Demorei um tempo para perceber que minhas colegas mulheres – aquelas que eram maioria na faculdade – se distribuíam por funções operacionais ou, no máximo, lideranças intermediárias. Mesmo quando fui evoluindo na carreira, poucas me acompanharam. À medida que fui ganhando equipes, me senti menos sozinha, pois compartilhava o “ser mulher” com mais gente. Ao mesmo tempo, à medida que a demanda por tomada de decisões aumentava, me sentia mais sozinha. Por quê? Olhava pra baixo e só via mulheres, mas olhava para cima – ou mesmo para os lados – e não as encontrava.

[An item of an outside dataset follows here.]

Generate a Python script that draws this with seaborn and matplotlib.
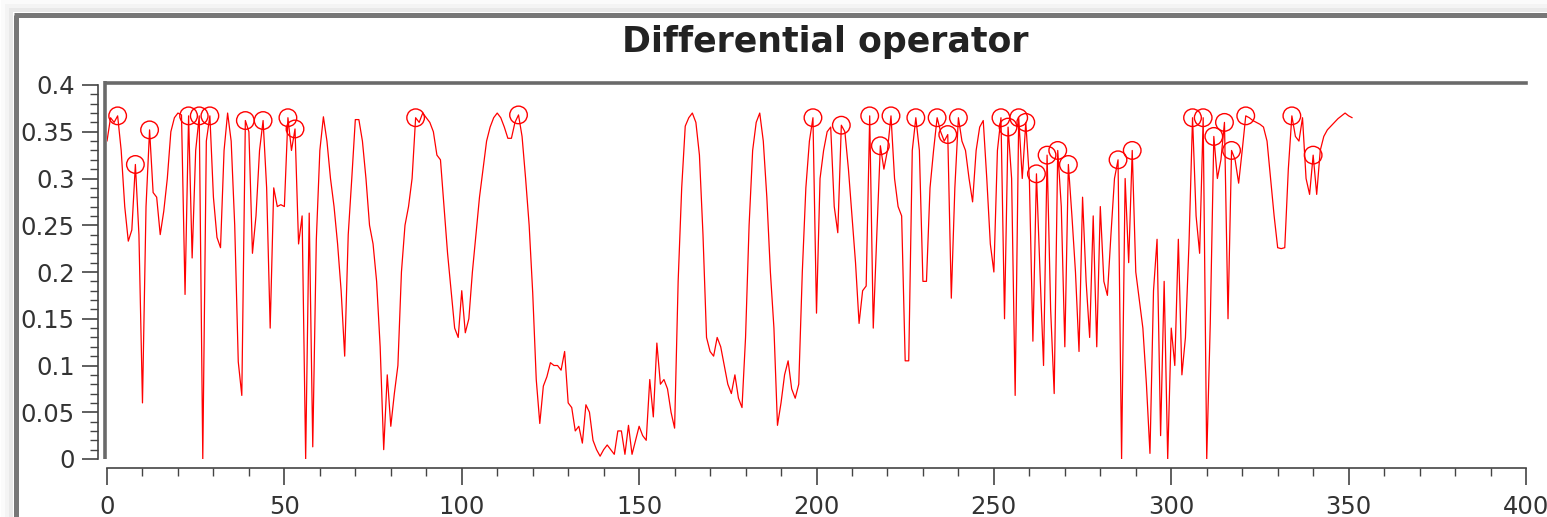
import numpy as np
import pandas as pd
import matplotlib
matplotlib.use("Agg")
import matplotlib.pyplot as plt
import seaborn as sns
from matplotlib.ticker import MultipleLocator, FixedLocator, FuncFormatter
from matplotlib.patches import Rectangle
from matplotlib.lines import Line2D

# ---------------- data ----------------
title_text = "Differential operator"

signal = [
    0.34, 0.365, 0.36, 0.367, 0.33, 0.27, 0.233, 0.245, 0.315, 0.24,
    0.06, 0.27, 0.352, 0.285, 0.28, 0.24, 0.265, 0.30, 0.35, 0.365,
    0.37, 0.368, 0.176, 0.367, 0.215, 0.33, 0.367, 0.0, 0.34, 0.367,
    0.28, 0.237, 0.226, 0.33, 0.37, 0.34, 0.25, 0.104, 0.068, 0.362,
    0.35, 0.22, 0.26, 0.33, 0.362, 0.29, 0.14, 0.29, 0.27, 0.272,
    0.27, 0.365, 0.33, 0.353, 0.23, 0.26, 0.0, 0.263, 0.013, 0.234,
    0.33, 0.366, 0.34, 0.30, 0.27, 0.23, 0.18, 0.11, 0.24, 0.30,
    0.363, 0.363, 0.34, 0.30, 0.25, 0.23, 0.19, 0.12, 0.01, 0.09,
    0.035, 0.07, 0.10, 0.20, 0.25, 0.27, 0.30, 0.365, 0.36, 0.37,
    0.365, 0.36, 0.35, 0.325, 0.32, 0.27, 0.22, 0.18, 0.14, 0.13,
    0.18, 0.135, 0.15, 0.20, 0.24, 0.28, 0.31, 0.34, 0.355, 0.365,
    0.37, 0.365, 0.355, 0.343, 0.343, 0.36, 0.368, 0.345, 0.30, 0.25,
    0.178, 0.085, 0.038, 0.078, 0.088, 0.103, 0.10, 0.10, 0.095, 0.115,
    0.06, 0.055, 0.03, 0.035, 0.017, 0.058, 0.05, 0.02, 0.01, 0.003,
    0.01, 0.015, 0.01, 0.005, 0.03, 0.03, 0.005, 0.036, 0.005, 0.02,
    0.035, 0.025, 0.02, 0.085, 0.045, 0.124, 0.08, 0.085, 0.075, 0.05,
    0.033, 0.19, 0.29, 0.356, 0.365, 0.37, 0.36, 0.325, 0.24, 0.13,
    0.115, 0.11, 0.13, 0.12, 0.10, 0.08, 0.07, 0.09, 0.065, 0.055,
    0.13, 0.25, 0.33, 0.36, 0.37, 0.34, 0.28, 0.20, 0.14, 0.036,
    0.06, 0.09, 0.105, 0.075, 0.065, 0.08, 0.20, 0.29, 0.34, 0.365,
    0.156, 0.30, 0.33, 0.35, 0.355, 0.27, 0.242, 0.357, 0.35, 0.31,
    0.26, 0.21, 0.145, 0.18, 0.185, 0.367, 0.14, 0.24, 0.335, 0.31,
    0.33, 0.367, 0.30, 0.27, 0.26, 0.105, 0.105, 0.33, 0.365, 0.33,
    0.19, 0.19, 0.29, 0.33, 0.365, 0.35, 0.34, 0.347, 0.172, 0.29,
    0.365, 0.34, 0.33, 0.30, 0.275, 0.33, 0.355, 0.362, 0.30, 0.23,
    0.20, 0.33, 0.365, 0.15, 0.355, 0.30, 0.068, 0.365, 0.30, 0.36,
    0.30, 0.126, 0.305, 0.20, 0.10, 0.325, 0.16, 0.07, 0.33, 0.27,
    0.12, 0.315, 0.26, 0.20, 0.115, 0.28, 0.19, 0.13, 0.26, 0.12,
    0.27, 0.19, 0.175, 0.24, 0.30, 0.32, 0.0, 0.30, 0.21, 0.33,
    0.20, 0.17, 0.14, 0.08, 0.006, 0.18, 0.235, 0.025, 0.19, 0.0,
    0.14, 0.10, 0.235, 0.09, 0.13, 0.23, 0.365, 0.26, 0.22, 0.365,
    0.0, 0.145, 0.345, 0.30, 0.32, 0.36, 0.15, 0.33, 0.32, 0.295,
    0.33, 0.367, 0.365, 0.362, 0.36, 0.358, 0.355, 0.34, 0.30, 0.26,
    0.226, 0.225, 0.226, 0.31, 0.367, 0.345, 0.34, 0.365, 0.30, 0.283,
    0.325, 0.283, 0.33, 0.345, 0.352, 0.356, 0.36, 0.364, 0.367, 0.37,
    0.367, 0.365,
]
sample_index = list(range(len(signal)))

peak_index = [3, 8, 12, 23, 26, 29, 39, 44, 51, 53, 87, 116, 199, 207, 215,
              218, 221, 228, 234, 237, 240, 252, 254, 257, 259, 262, 265,
              268, 271, 285, 289, 306, 309, 312, 315, 317, 321, 334, 340]

x_ticks = [0, 50, 100, 150, 200, 250, 300, 350, 400]
y_ticks = [0, 0.05, 0.1, 0.15, 0.2, 0.25, 0.3, 0.35, 0.4]

# ---------------- style ----------------
sns.set_theme(style="ticks")
plt.rcParams['font.family'] = ['DejaVu Sans']

W, H = 1547, 517
fig = plt.figure(figsize=(W / 100, H / 100), dpi=100)
fig.patch.set_facecolor("white")

# window-like frame with soft shadow (drawn beneath the axes)
for i, a in enumerate([0.05, 0.08, 0.12]):
    off = 4 * (3 - i)
    fig.add_artist(Rectangle(((13 - off) / W, 0), 1, (H - 12 + off) / H,
                             transform=fig.transFigure, facecolor="#000000",
                             alpha=a * 0.35, edgecolor="none", zorder=-3))
fig.add_artist(Rectangle((13 / W, 0), 1, (H - 12) / H, transform=fig.transFigure,
                         facecolor="white", edgecolor="none", zorder=-2))
fig.add_artist(Line2D([15.5 / W, 15.5 / W], [0, (H - 14.5) / H], transform=fig.transFigure,
                      color="#777777", linewidth=3.6, solid_capstyle="butt", zorder=-1))
fig.add_artist(Line2D([14 / W, 1.0], [(H - 14.5) / H, (H - 14.5) / H], transform=fig.transFigure,
                      color="#777777", linewidth=3.6, solid_capstyle="butt", zorder=-1))

top_px, bot_px, left_px, right_px = 82.5, 459, 107, 1526
ax = fig.add_axes([left_px / W, (H - bot_px) / H, (right_px - left_px) / W, (bot_px - top_px) / H])
ax.set_zorder(2)
ax.patch.set_alpha(0)

df = pd.DataFrame({"x": sample_index, "y": signal})
sns.lineplot(data=df, x="x", y="y", ax=ax, color="#ff0000", linewidth=0.9,
             estimator=None, sort=False, zorder=3)
pk = df.loc[peak_index]
sns.scatterplot(data=pk, x="x", y="y", ax=ax, marker="o", s=160, color="#ff0000",
                facecolors="none", edgecolor="#ff0000", linewidth=1.0, zorder=4)

ymax = 0.4 * (bot_px - top_px) / (bot_px - 85.0)
ax.set_xlim(0, 400)
ax.set_ylim(0, ymax)
ax.set_xlabel("")
ax.set_ylabel("")

# spines
ax.spines["right"].set_visible(False)
ax.spines["top"].set_color("#6a6a6a")
ax.spines["top"].set_linewidth(2.6)
ax.spines["left"].set_position(("outward", 6.7))
ax.spines["left"].set_bounds(0, 0.4)
ax.spines["left"].set_color("#444444")
ax.spines["left"].set_linewidth(1.2)
ax.spines["bottom"].set_position(("outward", 6.7))
ax.spines["bottom"].set_bounds(0, 400)
ax.spines["bottom"].set_color("#444444")
ax.spines["bottom"].set_linewidth(1.2)

# thick gray left border of the plotting area
ax.add_line(Line2D([-2.5 / (right_px - left_px)] * 2, [0, 1.0 + 1.3 / (bot_px - top_px)],
                   transform=ax.transAxes, color="#6a6a6a", linewidth=2.6,
                   solid_capstyle="butt", clip_on=False, zorder=5))

ax.xaxis.set_major_locator(FixedLocator(x_ticks))
ax.xaxis.set_minor_locator(MultipleLocator(10))
ax.yaxis.set_major_locator(FixedLocator(y_ticks))
ax.yaxis.set_minor_locator(MultipleLocator(0.01))
fmt = FuncFormatter(lambda v, p: f"{v:g}")
ax.xaxis.set_major_formatter(fmt)
ax.yaxis.set_major_formatter(fmt)

ax.tick_params(axis="both", which="major", direction="out", width=1.2, color="#444444",
               labelcolor="#333333", labelsize=17.5)
ax.tick_params(axis="x", which="major", length=12, pad=7)
ax.tick_params(axis="y", which="major", length=11.5, pad=5)
ax.tick_params(axis="both", which="minor", direction="out", length=5.8, width=1.0, color="#444444")

fig.text(825 / W, 1 - 52 / H, title_text, ha="center", va="baseline",
         fontsize=25, fontweight="bold", color="#222222")

fig.savefig("out.png", dpi=100)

Tive um episódio em que, ao entrar num projeto composto por 13 homens e 2 mulheres, tentaram criar um conflito com a outra mulher presente, sobrepondo nossas atividades no projeto. Não tivemos dúvidas, nos unimos. Trabalhamos juntas administrando as situações que surgiam, nos ajudávamos – confesso que ela me ajudou muito mais porque eu havia acabado de chegar – e hoje, mesmo não trabalhando mais juntas, somos grandes amigas.
O que quero dizer com tudo isso é que não dá pra ignorar a diferença na forma como homens e mulheres são tratados no mercado de trabalho. Mas, dá pra ir educando para a equalização das lideranças, discutir o tema sob o ponto de vida de competência, talento e capacitação e escancarando essa vontade de ter boas líderes mulheres.
Não sei se pela minha natural sensibilidade ao tema, tenho me deparado com cada vez mais materiais sobre liderança feminina. A campanha #BanBossy é um exemplo, assim como o trabalho extraordinário do Lean In sob comando de Sheryl Sandberg. Mais recentemente, vibrei com o discurso de Emma Watson na Campanha #HeForShe, da ONU. Não consigo disfarçar minha alegria quando vejo este tipo de debate vindo à tona.
Termino esse texto com um vídeo da Sheryl, que tem contribuído muito para meu avanço profissional neste assunto. Já havia assistido seus vídeos no TED, mas quando li seu livro, no Brasil traduzido para “Faça Acontecer: mulheres, trabalho e a vontade de liderar”, tive a certeza de que podia contribuir mais para contar uma outra história. Lidero equipes majoritariamente femininas e de mulheres que trazem consigo uma dificuldade gigante de perceberem e acreditarem nas suas capacidades. Convivo com homens em posições de liderança o tempo inteiro e tenho voz para conversar sobre o fato de que podem estar errados na forma como vêem as mulheres de suas equipes. Tenho muitos amigos de diferentes círculos sociais que começam a abordar o assunto e quero discutir com eles sobre para onde as mulheres precisam ir.
Não quero queimar sutiãs, quero participar de decisões que mudem a vida de outras mulheres. Quero mudar de ideia sobre os (muitos) preconceitos que ainda estão em mim.
Toda a vez que tinha vontade de chorar numa sala de reuniões, sempre pensava que precisava ser mais “macha”. Hoje, minha vontade é de que mais homens chorem como mulheres.